Exploratory success rates for new deepwater fields also seem to be waning after a half-decade of robust successes. A few, new deepwater projects are running into tougher-than-expected reservoir conditions. Shell’s Brutus project in the GOM is a classic example. Brutus was designed for peak production of 110,000 bopd and another 150 MMcfgd. Actual peak rates were less than planned, and nine months later, production is around 35,000 bopd and about 44 MMcfgd.

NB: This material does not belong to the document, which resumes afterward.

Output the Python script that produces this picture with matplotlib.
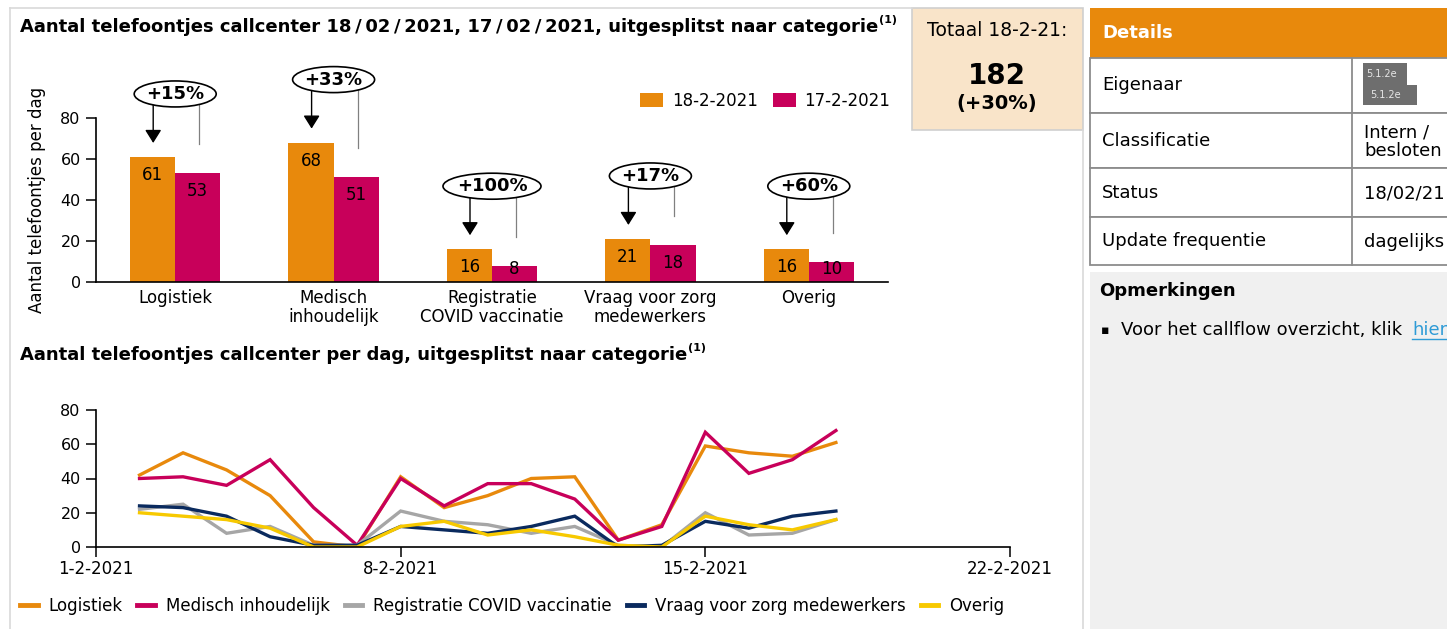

Several exciting new deepwater projects are scheduled in Brazil for 2004, but maintenance and decline problems in the country’s current deepwater fields caused 2003′s oil output to miss planned targets. Angola’s deepwater story is similar. In second-half 2004, its massive Kizomba A project will finally come onstream, but 2003 production will be 15,000 bopd to 30,000 bopd less than planned. This will occur while Angola’s older fields experience normal production declines. Like the Gulf of Mexico, Angola has also seen a spate of disappointing dry holes instead of the promising new finds that were expected.
FSU Impact
The irony amid this litany of less-than-expected supply gains was how vital it was for FSU oil supply to suddenly grow once more. The FSU was once the world’s single, largest oil producer, Fig. 3. Soviet oil peaked at more than 12.5 million bpd in the mid-to-late 1980s. By 1996, FSU production had fallen to only 7.1 million bopd. It stayed at this low level through the end of 1998, and no one forecast any improvement. Suddenly, and to everyone’s complete surprise, production growth began. By 2001, FSU production had grown 1.5 million bopd. By the end of 2003, reported FSU oil production was up another 2.2 million bpd.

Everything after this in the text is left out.